** START OF SOURCE DATA **

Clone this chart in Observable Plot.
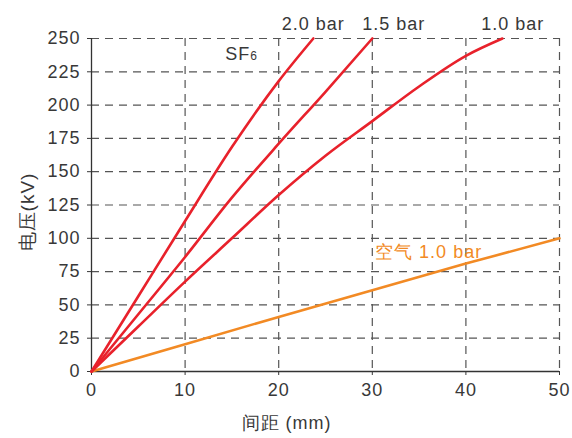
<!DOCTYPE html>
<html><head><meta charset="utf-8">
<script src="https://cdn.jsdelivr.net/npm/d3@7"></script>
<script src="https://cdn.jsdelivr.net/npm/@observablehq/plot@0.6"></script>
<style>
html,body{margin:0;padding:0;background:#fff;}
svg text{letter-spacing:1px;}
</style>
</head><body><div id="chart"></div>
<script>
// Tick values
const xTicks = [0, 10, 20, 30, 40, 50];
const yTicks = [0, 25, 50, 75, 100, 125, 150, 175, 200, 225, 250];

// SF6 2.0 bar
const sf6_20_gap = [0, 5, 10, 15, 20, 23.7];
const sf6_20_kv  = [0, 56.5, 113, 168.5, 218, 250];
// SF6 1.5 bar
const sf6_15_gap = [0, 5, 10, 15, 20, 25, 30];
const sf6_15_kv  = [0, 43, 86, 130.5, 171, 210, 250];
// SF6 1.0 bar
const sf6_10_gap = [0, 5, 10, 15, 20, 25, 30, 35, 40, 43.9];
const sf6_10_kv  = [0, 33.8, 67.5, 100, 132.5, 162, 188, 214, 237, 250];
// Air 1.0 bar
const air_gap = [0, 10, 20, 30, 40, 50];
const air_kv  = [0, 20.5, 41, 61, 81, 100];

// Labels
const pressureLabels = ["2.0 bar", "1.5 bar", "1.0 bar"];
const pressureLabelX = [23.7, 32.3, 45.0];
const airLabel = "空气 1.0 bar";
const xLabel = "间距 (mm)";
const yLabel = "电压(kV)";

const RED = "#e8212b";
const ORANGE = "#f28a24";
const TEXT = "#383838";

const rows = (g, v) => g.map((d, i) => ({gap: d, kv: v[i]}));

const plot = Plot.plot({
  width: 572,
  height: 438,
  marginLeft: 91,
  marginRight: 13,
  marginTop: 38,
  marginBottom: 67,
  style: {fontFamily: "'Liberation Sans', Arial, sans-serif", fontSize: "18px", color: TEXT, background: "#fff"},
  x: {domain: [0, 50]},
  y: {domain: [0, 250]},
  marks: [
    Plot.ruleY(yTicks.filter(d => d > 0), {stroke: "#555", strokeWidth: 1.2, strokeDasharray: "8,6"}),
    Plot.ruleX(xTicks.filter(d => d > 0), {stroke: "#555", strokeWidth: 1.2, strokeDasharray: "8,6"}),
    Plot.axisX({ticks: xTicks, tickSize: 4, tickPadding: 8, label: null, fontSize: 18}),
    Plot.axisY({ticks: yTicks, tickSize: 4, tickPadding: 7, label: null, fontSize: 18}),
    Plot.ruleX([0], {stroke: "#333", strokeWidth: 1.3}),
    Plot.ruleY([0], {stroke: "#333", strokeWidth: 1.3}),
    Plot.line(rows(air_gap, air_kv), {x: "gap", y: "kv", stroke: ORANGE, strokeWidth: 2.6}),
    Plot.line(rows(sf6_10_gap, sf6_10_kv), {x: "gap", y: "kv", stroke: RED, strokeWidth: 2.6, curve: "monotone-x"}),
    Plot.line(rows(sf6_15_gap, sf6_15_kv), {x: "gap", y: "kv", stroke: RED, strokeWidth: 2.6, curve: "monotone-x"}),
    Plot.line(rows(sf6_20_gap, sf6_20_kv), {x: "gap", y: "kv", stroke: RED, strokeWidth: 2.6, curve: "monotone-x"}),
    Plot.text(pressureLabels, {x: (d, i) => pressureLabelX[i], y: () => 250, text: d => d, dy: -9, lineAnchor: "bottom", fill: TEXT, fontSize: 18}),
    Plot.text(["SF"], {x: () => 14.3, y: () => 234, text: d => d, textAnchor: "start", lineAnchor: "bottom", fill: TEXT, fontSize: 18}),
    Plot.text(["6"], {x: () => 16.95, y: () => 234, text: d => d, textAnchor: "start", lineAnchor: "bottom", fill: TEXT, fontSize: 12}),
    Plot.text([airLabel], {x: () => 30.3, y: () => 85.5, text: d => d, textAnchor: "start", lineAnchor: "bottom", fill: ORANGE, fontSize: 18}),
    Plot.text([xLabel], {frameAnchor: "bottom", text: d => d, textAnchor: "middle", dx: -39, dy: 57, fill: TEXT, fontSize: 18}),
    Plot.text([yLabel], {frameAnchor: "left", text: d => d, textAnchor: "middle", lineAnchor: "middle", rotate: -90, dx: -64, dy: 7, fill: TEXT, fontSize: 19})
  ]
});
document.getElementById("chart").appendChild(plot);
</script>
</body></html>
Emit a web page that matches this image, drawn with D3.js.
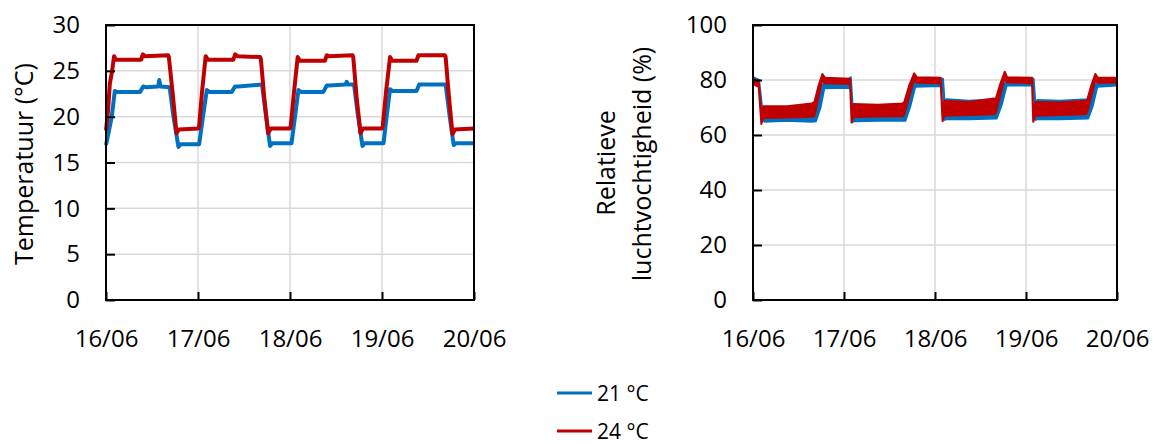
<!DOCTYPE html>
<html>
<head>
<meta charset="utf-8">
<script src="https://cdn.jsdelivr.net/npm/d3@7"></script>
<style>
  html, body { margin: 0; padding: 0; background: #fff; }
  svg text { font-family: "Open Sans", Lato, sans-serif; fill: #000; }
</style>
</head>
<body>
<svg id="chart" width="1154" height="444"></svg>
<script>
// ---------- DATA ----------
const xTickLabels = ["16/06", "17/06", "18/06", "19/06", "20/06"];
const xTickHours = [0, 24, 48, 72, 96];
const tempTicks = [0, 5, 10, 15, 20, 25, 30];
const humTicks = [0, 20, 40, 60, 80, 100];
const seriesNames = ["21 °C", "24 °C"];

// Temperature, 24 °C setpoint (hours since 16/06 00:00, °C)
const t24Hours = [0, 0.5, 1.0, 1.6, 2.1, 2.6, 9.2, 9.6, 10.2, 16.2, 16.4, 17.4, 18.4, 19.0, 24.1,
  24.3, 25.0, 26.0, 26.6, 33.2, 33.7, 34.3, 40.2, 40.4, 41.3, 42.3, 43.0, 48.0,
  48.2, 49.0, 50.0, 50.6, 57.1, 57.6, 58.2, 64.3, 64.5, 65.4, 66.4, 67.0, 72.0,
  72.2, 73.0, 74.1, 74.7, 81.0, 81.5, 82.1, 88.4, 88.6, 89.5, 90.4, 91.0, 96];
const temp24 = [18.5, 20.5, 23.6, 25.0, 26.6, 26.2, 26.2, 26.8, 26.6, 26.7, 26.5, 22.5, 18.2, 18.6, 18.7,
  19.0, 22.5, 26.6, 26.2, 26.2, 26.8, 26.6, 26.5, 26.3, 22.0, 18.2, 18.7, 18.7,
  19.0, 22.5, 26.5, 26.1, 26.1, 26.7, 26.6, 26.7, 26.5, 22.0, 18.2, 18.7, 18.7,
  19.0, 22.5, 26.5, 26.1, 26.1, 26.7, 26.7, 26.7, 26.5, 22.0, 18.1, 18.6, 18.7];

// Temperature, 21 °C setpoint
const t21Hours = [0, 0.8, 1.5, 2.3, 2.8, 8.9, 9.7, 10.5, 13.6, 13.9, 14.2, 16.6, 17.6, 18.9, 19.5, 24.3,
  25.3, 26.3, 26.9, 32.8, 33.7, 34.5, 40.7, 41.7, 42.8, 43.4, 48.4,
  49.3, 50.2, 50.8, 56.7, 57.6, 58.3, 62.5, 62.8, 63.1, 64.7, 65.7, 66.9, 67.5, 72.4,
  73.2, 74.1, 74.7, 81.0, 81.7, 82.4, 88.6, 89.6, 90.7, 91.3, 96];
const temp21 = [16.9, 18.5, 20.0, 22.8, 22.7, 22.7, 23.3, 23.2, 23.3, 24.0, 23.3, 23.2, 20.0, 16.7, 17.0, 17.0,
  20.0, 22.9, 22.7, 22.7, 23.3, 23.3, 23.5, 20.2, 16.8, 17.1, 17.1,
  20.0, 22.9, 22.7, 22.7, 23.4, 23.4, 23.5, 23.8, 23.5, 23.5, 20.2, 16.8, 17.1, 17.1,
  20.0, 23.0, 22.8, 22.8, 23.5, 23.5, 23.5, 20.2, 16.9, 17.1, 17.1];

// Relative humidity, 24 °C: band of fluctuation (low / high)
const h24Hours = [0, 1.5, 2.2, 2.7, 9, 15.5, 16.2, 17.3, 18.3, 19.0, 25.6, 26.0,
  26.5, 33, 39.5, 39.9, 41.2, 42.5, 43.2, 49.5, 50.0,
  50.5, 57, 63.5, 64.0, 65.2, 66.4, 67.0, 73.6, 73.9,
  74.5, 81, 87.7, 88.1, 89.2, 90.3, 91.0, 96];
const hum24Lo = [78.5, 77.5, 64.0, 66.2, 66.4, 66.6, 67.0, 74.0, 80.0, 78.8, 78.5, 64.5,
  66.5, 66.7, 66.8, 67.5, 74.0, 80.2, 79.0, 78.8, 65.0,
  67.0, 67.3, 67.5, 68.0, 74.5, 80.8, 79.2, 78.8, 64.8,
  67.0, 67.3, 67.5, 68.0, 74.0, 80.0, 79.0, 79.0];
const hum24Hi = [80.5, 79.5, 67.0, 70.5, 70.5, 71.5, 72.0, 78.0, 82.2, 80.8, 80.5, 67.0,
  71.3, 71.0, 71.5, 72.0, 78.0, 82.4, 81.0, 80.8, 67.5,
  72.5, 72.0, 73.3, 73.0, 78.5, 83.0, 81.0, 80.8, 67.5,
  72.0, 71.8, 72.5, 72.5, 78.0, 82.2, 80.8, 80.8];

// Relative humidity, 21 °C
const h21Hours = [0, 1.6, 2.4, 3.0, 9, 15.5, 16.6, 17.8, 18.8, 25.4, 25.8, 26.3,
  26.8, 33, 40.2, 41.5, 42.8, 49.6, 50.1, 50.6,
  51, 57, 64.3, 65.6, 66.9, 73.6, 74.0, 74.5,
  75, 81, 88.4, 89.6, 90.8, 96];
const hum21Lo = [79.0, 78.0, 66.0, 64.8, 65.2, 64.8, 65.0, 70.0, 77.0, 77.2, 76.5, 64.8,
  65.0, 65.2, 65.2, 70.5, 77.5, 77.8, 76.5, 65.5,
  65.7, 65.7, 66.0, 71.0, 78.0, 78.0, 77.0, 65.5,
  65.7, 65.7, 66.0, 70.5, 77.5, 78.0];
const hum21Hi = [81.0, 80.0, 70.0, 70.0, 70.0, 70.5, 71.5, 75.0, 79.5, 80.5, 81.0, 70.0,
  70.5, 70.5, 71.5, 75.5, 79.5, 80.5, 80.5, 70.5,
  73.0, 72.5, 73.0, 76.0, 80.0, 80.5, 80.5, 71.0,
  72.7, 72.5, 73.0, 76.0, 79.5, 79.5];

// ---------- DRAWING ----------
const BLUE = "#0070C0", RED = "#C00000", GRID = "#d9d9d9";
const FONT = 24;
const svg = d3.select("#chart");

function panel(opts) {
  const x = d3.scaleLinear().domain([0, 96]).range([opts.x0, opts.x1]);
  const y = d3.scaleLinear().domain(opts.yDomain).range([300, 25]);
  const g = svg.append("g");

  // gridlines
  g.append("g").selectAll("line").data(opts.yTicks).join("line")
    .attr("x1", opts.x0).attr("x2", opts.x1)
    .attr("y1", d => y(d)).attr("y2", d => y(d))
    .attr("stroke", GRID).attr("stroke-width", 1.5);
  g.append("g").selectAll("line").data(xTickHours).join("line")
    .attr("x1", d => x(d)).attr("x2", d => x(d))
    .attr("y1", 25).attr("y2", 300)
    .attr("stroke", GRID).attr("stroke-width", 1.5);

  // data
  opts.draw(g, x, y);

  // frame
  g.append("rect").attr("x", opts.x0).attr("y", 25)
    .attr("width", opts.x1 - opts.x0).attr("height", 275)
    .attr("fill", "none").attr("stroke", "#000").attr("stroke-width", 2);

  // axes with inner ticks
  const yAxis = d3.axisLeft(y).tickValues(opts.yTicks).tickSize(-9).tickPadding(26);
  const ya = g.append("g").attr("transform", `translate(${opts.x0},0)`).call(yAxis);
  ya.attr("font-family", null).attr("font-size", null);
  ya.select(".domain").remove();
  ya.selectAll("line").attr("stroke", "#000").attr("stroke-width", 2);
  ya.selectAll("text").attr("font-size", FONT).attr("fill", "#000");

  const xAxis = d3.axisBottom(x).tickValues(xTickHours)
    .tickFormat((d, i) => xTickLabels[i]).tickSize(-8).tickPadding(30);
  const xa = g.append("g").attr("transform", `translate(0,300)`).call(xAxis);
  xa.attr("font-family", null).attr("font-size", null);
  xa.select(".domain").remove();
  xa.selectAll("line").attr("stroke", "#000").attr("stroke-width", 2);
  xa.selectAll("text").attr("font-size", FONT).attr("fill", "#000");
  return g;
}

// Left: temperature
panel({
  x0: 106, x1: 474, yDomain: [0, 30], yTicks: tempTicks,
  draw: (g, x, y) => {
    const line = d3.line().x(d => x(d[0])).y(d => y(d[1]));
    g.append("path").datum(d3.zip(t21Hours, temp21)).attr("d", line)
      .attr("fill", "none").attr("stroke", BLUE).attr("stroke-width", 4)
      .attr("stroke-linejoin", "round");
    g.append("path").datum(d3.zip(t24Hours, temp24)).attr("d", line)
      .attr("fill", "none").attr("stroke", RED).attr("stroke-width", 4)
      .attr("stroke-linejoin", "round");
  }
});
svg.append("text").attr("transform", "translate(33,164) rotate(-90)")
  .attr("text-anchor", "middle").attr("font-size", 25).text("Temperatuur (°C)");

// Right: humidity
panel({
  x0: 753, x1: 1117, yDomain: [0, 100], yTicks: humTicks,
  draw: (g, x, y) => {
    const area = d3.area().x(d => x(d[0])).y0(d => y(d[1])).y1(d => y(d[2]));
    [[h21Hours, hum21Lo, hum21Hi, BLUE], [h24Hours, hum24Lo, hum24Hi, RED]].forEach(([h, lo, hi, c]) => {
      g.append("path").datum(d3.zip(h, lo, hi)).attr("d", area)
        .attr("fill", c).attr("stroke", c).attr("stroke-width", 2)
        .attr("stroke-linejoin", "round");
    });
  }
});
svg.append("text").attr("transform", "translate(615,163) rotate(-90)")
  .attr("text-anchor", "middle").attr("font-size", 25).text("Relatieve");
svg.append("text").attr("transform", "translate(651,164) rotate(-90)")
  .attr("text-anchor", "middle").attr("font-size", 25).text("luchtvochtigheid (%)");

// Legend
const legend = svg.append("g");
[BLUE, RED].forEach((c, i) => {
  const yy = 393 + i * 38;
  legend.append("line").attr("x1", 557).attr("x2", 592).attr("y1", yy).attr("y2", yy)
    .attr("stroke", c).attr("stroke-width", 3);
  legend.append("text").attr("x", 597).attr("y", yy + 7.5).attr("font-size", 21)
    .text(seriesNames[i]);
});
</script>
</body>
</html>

** END OF SOURCE DATA **

• **CHALLENGE**: Drop the images and output only the lines from the one that contains "Emit a web page" to the one that contains "18.1, 18.6, 18.7];", both included.

• **EXERCISE RESPONSE**:
Emit a web page that matches this image, drawn with D3.js.
<!DOCTYPE html>
<html>
<head>
<meta charset="utf-8">
<script src="https://cdn.jsdelivr.net/npm/d3@7"></script>
<style>
  html, body { margin: 0; padding: 0; background: #fff; }
  svg text { font-family: "Open Sans", Lato, sans-serif; fill: #000; }
</style>
</head>
<body>
<svg id="chart" width="1154" height="444"></svg>
<script>
// ---------- DATA ----------
const xTickLabels = ["16/06", "17/06", "18/06", "19/06", "20/06"];
const xTickHours = [0, 24, 48, 72, 96];
const tempTicks = [0, 5, 10, 15, 20, 25, 30];
const humTicks = [0, 20, 40, 60, 80, 100];
const seriesNames = ["21 °C", "24 °C"];

// Temperature, 24 °C setpoint (hours since 16/06 00:00, °C)
const t24Hours = [0, 0.5, 1.0, 1.6, 2.1, 2.6, 9.2, 9.6, 10.2, 16.2, 16.4, 17.4, 18.4, 19.0, 24.1,
  24.3, 25.0, 26.0, 26.6, 33.2, 33.7, 34.3, 40.2, 40.4, 41.3, 42.3, 43.0, 48.0,
  48.2, 49.0, 50.0, 50.6, 57.1, 57.6, 58.2, 64.3, 64.5, 65.4, 66.4, 67.0, 72.0,
  72.2, 73.0, 74.1, 74.7, 81.0, 81.5, 82.1, 88.4, 88.6, 89.5, 90.4, 91.0, 96];
const temp24 = [18.5, 20.5, 23.6, 25.0, 26.6, 26.2, 26.2, 26.8, 26.6, 26.7, 26.5, 22.5, 18.2, 18.6, 18.7,
  19.0, 22.5, 26.6, 26.2, 26.2, 26.8, 26.6, 26.5, 26.3, 22.0, 18.2, 18.7, 18.7,
  19.0, 22.5, 26.5, 26.1, 26.1, 26.7, 26.6, 26.7, 26.5, 22.0, 18.2, 18.7, 18.7,
  19.0, 22.5, 26.5, 26.1, 26.1, 26.7, 26.7, 26.7, 26.5, 22.0, 18.1, 18.6, 18.7];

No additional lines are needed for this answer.